**AVAILABLE RECORDS**.
--------------------------------

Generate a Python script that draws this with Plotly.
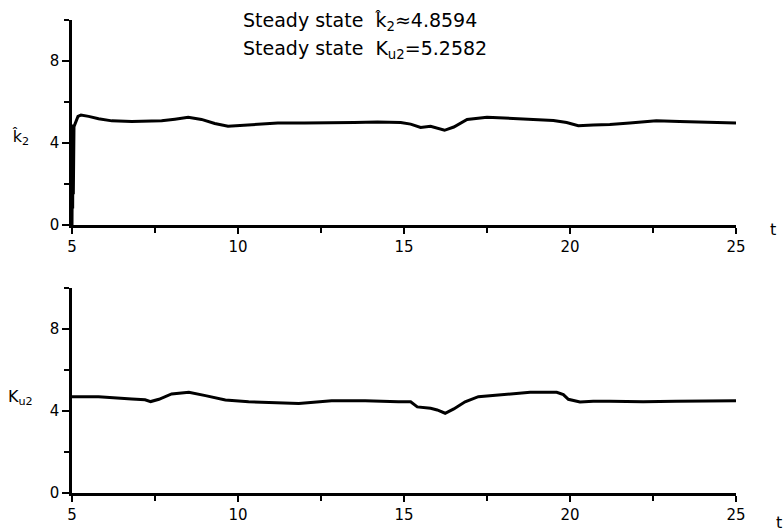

--------------------------------

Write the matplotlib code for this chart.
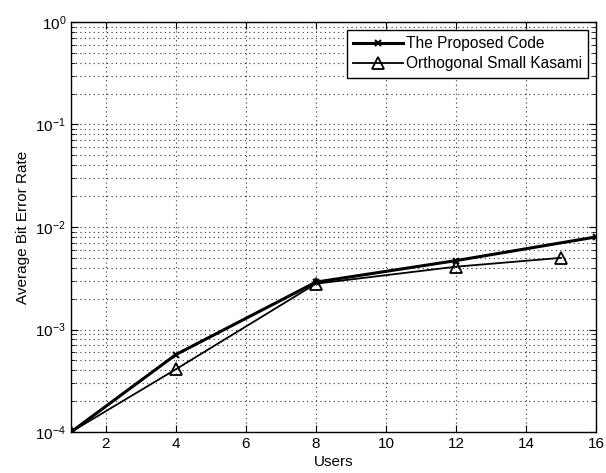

--------------------------------

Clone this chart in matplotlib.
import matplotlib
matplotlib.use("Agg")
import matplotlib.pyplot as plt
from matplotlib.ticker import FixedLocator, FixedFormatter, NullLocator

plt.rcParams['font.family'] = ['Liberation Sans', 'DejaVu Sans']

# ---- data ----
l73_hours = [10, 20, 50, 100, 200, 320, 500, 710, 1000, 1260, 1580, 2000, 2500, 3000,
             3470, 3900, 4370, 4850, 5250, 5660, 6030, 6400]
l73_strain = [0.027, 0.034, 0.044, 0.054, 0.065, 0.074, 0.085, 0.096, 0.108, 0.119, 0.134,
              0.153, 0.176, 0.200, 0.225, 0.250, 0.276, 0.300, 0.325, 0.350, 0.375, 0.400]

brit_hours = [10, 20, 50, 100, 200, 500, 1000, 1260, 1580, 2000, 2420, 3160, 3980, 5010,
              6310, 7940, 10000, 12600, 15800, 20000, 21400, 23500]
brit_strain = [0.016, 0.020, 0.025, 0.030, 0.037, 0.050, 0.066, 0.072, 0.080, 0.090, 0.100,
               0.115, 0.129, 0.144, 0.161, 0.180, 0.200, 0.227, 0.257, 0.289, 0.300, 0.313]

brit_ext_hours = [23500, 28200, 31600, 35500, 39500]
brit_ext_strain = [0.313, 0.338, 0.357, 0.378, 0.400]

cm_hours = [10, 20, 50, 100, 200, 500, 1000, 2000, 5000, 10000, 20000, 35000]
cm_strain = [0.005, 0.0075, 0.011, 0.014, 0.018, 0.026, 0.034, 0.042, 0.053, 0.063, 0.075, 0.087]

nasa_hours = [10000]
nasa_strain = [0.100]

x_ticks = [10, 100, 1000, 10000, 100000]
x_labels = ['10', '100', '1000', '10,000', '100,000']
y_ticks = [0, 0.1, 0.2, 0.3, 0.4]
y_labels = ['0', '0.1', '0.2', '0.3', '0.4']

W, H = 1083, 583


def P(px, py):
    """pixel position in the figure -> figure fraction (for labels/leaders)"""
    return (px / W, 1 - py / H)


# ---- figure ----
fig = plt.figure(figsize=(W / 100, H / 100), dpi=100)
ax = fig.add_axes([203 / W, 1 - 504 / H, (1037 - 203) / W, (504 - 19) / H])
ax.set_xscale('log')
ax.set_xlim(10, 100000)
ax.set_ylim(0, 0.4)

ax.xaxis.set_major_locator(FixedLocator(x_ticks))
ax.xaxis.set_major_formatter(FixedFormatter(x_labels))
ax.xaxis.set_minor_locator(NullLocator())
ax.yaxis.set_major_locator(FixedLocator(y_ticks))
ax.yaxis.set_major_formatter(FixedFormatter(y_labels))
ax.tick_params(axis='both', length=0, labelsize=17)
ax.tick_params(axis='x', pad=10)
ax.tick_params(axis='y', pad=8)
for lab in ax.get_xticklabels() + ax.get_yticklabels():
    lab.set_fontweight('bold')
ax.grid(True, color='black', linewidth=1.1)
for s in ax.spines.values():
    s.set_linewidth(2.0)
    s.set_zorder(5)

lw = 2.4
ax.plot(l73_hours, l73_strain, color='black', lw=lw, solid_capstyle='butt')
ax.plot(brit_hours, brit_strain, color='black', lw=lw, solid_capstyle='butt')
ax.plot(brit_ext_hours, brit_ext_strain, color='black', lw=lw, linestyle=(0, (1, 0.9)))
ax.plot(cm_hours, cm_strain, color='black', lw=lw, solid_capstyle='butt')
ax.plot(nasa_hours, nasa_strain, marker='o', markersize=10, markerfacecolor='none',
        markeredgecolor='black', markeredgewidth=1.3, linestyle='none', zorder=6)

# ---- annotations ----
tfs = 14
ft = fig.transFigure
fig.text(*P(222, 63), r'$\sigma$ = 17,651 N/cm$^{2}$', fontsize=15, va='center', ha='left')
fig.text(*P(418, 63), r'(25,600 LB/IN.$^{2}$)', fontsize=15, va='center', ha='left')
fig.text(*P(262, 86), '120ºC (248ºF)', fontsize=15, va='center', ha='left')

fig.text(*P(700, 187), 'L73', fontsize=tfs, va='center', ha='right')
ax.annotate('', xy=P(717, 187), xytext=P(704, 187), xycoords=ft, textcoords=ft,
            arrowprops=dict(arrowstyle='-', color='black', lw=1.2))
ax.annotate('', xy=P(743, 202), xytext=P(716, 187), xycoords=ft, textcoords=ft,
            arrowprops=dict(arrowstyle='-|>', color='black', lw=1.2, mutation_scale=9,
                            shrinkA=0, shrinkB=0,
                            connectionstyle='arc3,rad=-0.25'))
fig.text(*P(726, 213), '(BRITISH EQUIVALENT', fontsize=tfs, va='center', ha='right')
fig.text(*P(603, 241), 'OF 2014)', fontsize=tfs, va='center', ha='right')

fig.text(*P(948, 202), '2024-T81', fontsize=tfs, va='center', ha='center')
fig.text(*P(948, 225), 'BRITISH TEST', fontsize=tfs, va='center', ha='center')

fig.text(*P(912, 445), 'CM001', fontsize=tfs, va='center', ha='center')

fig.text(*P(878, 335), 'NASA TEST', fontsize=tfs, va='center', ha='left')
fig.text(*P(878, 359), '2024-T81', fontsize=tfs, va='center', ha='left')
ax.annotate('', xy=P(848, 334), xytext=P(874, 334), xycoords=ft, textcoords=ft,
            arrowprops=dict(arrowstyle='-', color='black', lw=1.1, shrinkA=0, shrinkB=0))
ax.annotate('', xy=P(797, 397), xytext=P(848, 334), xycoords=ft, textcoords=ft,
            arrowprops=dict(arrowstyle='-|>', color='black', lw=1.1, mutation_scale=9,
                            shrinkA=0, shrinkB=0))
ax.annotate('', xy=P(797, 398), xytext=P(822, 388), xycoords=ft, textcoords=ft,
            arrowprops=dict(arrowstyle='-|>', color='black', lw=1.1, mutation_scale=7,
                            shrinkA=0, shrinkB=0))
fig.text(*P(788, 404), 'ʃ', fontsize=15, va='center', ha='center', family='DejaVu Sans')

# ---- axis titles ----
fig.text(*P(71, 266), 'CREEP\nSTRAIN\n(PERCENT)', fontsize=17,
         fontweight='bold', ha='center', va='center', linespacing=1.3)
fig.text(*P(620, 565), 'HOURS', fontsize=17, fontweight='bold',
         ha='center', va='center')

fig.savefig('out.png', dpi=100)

--------------------------------

**EXERCISE PROMPT**.
Find the word "this" in the data and copy out each line where it turns up.

**ANSWER BELOW**.
Generate a Python script that draws this with Plotly.
Write the matplotlib code for this chart.
Clone this chart in matplotlib.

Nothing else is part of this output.